Il y a encore quelques années, le marathon apparaissait pour beaucoup comme l’épreuve ultime, inaccessible, l’aboutissement d’une vie de course à pied. Pour être marathonien, il fallait être un peu fou, cela suscitait de l’admiration, et ce quelque soit le chrono réalisé sur la distance.
Les collègues, la famille, vous prenez pour un extra-terrestre, même si pour la plupart, ils n’avaient aucune idée de la débauche d’énergie nécessaire pour parvenir au bout de ces 42.195 km, ni des efforts consentis pendant des mois pour vous y préparer.
Depuis, la course à pied est devenue tendance. Exit le jogging et la course à pied, le running est né, popularisant encore davantage une pratique déjà bien établie.
Formidable ! Après tout, le sport, c’est la santé. Que les gens se mettent à courir ne peut qu’être bénéfique pour eux. Oui mais voilà, il faudrait tout de même faire attention à ne pas banaliser ce qui devrait rester exceptionnel.
Le « Toujours plus loin, plus fort, plus vite, jusqu’au bout de l’extrême limite … » à la manière d’un feuilleton pour adolescent pré pubère diffusé dans les années 90 sur la chaine du temps de cerveau humain disponible a ses limites.
A force de vouloir relever des défis toujours plus fous, la course à pied pourrait s’avérer toxique pour celui qui ne sait pas dire stop. Le trail running en est un exemple flagrant. Les courses proposent des dénivelés toujours plus vertigineux, et les distances ne cessent d’augmenter. Jusqu’où cela va-t-il aller ?
La limite entre popularisation et banalisation est mince … et la discipline flirte en permanence avec cette ligne rouge. On peut dire ce que l’on veut de la polémique autour des points UTMB, ils ont au moins une vertu, celle de la progressivité. Pas question de se lancer à l’assaut du Mont-Blanc sans avoir un réel bagage derrière soi.
Aujourd’hui, courir un trail de 50 bornes est presque devenu une chose normale pour le commun des mortels, et pourtant … Sur la route, c’est la même chose. Le marathon ne fait plus peur, au risque de ne plus faire rêver. Finisher, ce mot revient souvent, mais quelle signification a-t-il pour les coureurs ? Franchir la ligne d’arrivée est une chose, mais la manière d’y parvenir en est une autre qui semble si insignifiante pour certains.
Le plaisir, moteur essentiel de la pratique sportive ne devrait pas être relégué au second plan. Une course commence bien avant le coup de pistolet du starter. C’est un long processus, des heures d’entrainement, de préparation, d’attente, qui se concrétisent enfin le jour de l’épreuve. La pleine mesure de la performance réalisée est à ce prix.
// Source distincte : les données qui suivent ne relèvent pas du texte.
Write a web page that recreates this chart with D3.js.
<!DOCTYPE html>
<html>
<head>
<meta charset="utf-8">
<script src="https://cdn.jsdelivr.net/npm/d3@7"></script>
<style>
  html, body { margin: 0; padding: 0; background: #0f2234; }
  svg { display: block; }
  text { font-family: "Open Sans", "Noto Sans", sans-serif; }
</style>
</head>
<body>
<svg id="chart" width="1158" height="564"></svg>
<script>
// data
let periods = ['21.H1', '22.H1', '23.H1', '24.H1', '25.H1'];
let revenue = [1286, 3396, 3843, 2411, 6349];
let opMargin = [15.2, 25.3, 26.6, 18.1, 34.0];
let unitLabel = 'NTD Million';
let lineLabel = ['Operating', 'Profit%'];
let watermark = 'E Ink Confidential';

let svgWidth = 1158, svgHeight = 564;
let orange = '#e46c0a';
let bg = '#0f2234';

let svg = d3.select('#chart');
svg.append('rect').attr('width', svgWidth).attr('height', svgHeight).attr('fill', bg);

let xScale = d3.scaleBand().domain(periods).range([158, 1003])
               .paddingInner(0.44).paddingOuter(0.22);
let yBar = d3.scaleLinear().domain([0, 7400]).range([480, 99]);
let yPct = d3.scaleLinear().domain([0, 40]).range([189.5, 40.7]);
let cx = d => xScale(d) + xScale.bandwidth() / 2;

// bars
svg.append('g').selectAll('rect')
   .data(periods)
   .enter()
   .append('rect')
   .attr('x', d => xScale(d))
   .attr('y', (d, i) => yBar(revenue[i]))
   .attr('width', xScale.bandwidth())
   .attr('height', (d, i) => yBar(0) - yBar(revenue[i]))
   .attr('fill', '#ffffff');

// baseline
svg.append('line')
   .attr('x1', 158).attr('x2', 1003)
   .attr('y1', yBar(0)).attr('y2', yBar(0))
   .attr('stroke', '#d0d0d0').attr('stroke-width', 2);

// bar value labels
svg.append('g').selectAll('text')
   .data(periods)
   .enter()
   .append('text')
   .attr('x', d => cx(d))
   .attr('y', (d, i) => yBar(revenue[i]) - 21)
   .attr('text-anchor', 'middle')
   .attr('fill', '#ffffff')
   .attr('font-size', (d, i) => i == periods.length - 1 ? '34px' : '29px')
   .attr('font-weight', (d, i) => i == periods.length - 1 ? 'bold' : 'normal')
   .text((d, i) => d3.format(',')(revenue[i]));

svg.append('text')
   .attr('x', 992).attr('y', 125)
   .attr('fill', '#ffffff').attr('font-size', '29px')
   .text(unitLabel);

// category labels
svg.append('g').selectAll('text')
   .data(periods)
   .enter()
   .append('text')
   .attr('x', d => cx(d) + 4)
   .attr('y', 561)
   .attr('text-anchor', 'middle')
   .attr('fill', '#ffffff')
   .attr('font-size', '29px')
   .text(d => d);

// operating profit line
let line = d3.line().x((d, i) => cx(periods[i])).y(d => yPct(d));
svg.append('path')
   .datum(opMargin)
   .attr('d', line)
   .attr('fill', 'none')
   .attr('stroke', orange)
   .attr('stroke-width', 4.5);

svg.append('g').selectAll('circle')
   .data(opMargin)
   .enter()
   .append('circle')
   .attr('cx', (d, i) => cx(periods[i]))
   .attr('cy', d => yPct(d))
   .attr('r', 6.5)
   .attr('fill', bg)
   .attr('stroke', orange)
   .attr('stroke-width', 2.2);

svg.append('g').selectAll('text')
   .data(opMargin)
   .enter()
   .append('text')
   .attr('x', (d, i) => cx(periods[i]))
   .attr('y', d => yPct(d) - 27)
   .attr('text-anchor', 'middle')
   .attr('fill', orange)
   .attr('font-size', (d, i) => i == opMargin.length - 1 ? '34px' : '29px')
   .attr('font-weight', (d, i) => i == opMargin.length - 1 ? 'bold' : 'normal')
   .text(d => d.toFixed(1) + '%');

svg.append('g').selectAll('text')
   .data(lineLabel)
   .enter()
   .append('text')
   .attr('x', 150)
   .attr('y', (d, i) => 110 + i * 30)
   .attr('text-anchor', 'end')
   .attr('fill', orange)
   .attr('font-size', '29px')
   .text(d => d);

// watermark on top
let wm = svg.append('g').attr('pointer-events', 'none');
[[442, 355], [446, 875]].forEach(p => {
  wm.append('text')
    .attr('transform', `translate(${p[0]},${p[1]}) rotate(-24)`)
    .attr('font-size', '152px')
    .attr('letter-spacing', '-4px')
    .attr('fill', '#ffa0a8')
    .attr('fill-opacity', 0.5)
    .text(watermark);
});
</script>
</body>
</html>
Ne pas se voir trop beau, trop fort, ne pas avoir l’ambition d’épater qui que ce soit, courir pour soi, par plaisir, se défier soi même avant de défier les autres, ne pas avoir peur de dire « c’est trop pour moi », apprendre le gout de l’effort, la persévérance et la progressivité … La course à pied est un sport plein d’humilité où le moindre écart de conduite se paie toujours un jour ou l’autre.
La popularisation de ce sport magnifique est une très bonne chose. La course à pied est une discipline accessible qui doit le demeurer. Quel plaisir de voir l’engouement autour de certains événements, la ferveur populaire qui s’en dégage. Il apparaît cependant nécessaire de lutter contre la banalisation de cette mode du running, qui repousse sans cesse les limites. Certaines épreuves nécessitent une grande expérience et une bonne préparation, elles ne doivent pas être prises à la légère. Préservons nos rêves intacts, le chemin pour les atteindre n’en sera que plus beau.